WHAT THIS TASK INVOLVES
Output the full listing below exactly as it reads, and skip anything that is a picture.

DATA PROVIDED
· · · · ·
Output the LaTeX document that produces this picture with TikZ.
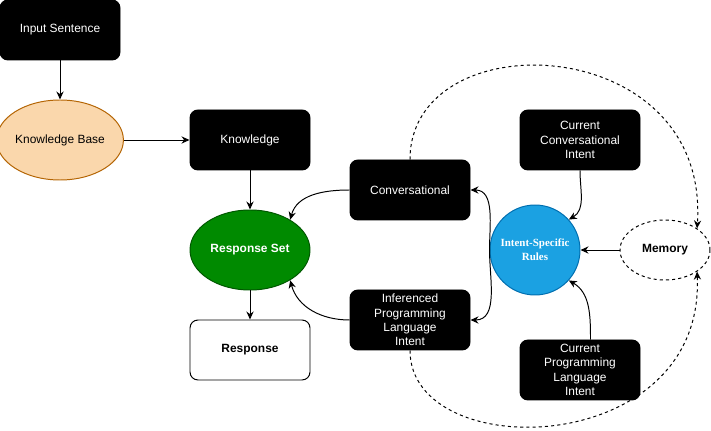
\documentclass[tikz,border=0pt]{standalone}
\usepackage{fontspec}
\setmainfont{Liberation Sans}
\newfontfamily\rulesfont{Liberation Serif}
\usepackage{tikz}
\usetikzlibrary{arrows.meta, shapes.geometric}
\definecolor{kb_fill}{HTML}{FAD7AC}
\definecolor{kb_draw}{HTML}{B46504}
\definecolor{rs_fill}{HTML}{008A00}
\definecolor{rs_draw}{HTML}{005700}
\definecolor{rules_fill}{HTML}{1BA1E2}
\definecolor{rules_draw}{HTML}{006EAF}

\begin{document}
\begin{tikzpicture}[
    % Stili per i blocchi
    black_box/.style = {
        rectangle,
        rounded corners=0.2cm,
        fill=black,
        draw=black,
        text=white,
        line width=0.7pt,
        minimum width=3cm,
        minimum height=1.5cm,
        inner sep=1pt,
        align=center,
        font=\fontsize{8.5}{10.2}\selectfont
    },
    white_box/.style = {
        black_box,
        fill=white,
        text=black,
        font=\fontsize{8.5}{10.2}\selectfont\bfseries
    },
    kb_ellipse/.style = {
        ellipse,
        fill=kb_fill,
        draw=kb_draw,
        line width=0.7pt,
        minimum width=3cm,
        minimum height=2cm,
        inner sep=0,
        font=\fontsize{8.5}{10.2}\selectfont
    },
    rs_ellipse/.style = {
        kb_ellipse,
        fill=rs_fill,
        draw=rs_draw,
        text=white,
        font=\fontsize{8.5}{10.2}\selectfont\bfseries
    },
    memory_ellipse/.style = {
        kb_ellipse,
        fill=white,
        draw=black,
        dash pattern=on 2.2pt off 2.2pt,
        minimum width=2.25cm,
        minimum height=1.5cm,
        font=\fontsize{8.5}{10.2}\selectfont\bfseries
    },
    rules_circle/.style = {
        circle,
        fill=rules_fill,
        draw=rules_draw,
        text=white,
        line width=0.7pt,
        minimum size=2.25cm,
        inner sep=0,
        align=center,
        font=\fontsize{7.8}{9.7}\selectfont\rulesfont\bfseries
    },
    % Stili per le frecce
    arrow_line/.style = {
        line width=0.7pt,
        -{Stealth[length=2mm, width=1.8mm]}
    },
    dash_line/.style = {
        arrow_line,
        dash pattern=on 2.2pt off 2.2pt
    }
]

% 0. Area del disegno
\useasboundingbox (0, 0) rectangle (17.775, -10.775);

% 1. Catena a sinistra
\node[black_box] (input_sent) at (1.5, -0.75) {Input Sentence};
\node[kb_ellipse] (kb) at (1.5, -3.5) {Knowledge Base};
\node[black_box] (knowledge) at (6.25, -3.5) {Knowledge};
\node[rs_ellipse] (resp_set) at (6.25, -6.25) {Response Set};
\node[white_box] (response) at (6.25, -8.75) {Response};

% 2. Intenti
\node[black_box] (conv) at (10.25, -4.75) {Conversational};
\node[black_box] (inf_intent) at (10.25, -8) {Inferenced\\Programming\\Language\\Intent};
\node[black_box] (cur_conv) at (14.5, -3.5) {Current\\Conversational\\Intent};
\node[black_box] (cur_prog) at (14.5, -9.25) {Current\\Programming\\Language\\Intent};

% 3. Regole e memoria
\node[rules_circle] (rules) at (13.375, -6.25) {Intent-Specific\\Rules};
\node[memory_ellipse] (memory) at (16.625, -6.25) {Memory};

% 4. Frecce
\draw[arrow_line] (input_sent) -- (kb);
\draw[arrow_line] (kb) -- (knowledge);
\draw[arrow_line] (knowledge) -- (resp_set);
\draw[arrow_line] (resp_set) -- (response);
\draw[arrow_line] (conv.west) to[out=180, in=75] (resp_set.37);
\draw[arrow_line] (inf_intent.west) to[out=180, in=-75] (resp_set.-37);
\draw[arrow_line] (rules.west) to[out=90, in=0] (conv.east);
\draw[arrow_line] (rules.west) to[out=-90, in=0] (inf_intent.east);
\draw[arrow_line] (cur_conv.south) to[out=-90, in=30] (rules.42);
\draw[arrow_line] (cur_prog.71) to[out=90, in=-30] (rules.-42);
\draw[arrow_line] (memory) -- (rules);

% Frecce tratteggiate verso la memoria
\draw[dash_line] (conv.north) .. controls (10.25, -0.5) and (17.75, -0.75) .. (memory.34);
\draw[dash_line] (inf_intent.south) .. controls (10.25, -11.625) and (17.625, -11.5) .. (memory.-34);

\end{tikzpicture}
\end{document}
· · · · ·
ANSWER
Output the LaTeX document that produces this picture with TikZ.
\documentclass[tikz,border=0pt]{standalone}
\usepackage{fontspec}
\setmainfont{Liberation Sans}
\newfontfamily\rulesfont{Liberation Serif}
\usepackage{tikz}
\usetikzlibrary{arrows.meta, shapes.geometric}
\definecolor{kb_fill}{HTML}{FAD7AC}
\definecolor{kb_draw}{HTML}{B46504}
\definecolor{rs_fill}{HTML}{008A00}
\definecolor{rs_draw}{HTML}{005700}
\definecolor{rules_fill}{HTML}{1BA1E2}
\definecolor{rules_draw}{HTML}{006EAF}

\begin{document}
\begin{tikzpicture}[
    % Stili per i blocchi
    black_box/.style = {
        rectangle,
        rounded corners=0.2cm,
        fill=black,
        draw=black,
        text=white,
        line width=0.7pt,
        minimum width=3cm,
        minimum height=1.5cm,
        inner sep=1pt,
        align=center,
        font=\fontsize{8.5}{10.2}\selectfont
    },
    white_box/.style = {
        black_box,
        fill=white,
        text=black,
        font=\fontsize{8.5}{10.2}\selectfont\bfseries
    },
    kb_ellipse/.style = {
        ellipse,
        fill=kb_fill,
        draw=kb_draw,
        line width=0.7pt,
        minimum width=3cm,
        minimum height=2cm,
        inner sep=0,
        font=\fontsize{8.5}{10.2}\selectfont
    },
    rs_ellipse/.style = {
        kb_ellipse,
        fill=rs_fill,
        draw=rs_draw,
        text=white,
        font=\fontsize{8.5}{10.2}\selectfont\bfseries
    },
    memory_ellipse/.style = {
        kb_ellipse,
        fill=white,
        draw=black,
        dash pattern=on 2.2pt off 2.2pt,
        minimum width=2.25cm,
        minimum height=1.5cm,
        font=\fontsize{8.5}{10.2}\selectfont\bfseries
    },
    rules_circle/.style = {
        circle,
        fill=rules_fill,
        draw=rules_draw,
        text=white,
        line width=0.7pt,
        minimum size=2.25cm,
        inner sep=0,
        align=center,
        font=\fontsize{7.8}{9.7}\selectfont\rulesfont\bfseries
    },
    % Stili per le frecce
    arrow_line/.style = {
        line width=0.7pt,
        -{Stealth[length=2mm, width=1.8mm]}
    },
    dash_line/.style = {
        arrow_line,
        dash pattern=on 2.2pt off 2.2pt
    }
]

% 0. Area del disegno
\useasboundingbox (0, 0) rectangle (17.775, -10.775);

% 1. Catena a sinistra
\node[black_box] (input_sent) at (1.5, -0.75) {Input Sentence};
\node[kb_ellipse] (kb) at (1.5, -3.5) {Knowledge Base};
\node[black_box] (knowledge) at (6.25, -3.5) {Knowledge};
\node[rs_ellipse] (resp_set) at (6.25, -6.25) {Response Set};
\node[white_box] (response) at (6.25, -8.75) {Response};

% 2. Intenti
\node[black_box] (conv) at (10.25, -4.75) {Conversational};
\node[black_box] (inf_intent) at (10.25, -8) {Inferenced\\Programming\\Language\\Intent};
\node[black_box] (cur_conv) at (14.5, -3.5) {Current\\Conversational\\Intent};
\node[black_box] (cur_prog) at (14.5, -9.25) {Current\\Programming\\Language\\Intent};

% 3. Regole e memoria
\node[rules_circle] (rules) at (13.375, -6.25) {Intent-Specific\\Rules};
\node[memory_ellipse] (memory) at (16.625, -6.25) {Memory};

% 4. Frecce
\draw[arrow_line] (input_sent) -- (kb);
\draw[arrow_line] (kb) -- (knowledge);
\draw[arrow_line] (knowledge) -- (resp_set);
\draw[arrow_line] (resp_set) -- (response);
\draw[arrow_line] (conv.west) to[out=180, in=75] (resp_set.37);
\draw[arrow_line] (inf_intent.west) to[out=180, in=-75] (resp_set.-37);
\draw[arrow_line] (rules.west) to[out=90, in=0] (conv.east);
\draw[arrow_line] (rules.west) to[out=-90, in=0] (inf_intent.east);
\draw[arrow_line] (cur_conv.south) to[out=-90, in=30] (rules.42);
\draw[arrow_line] (cur_prog.71) to[out=90, in=-30] (rules.-42);
\draw[arrow_line] (memory) -- (rules);

% Frecce tratteggiate verso la memoria
\draw[dash_line] (conv.north) .. controls (10.25, -0.5) and (17.75, -0.75) .. (memory.34);
\draw[dash_line] (inf_intent.south) .. controls (10.25, -11.625) and (17.625, -11.5) .. (memory.-34);

\end{tikzpicture}
\end{document}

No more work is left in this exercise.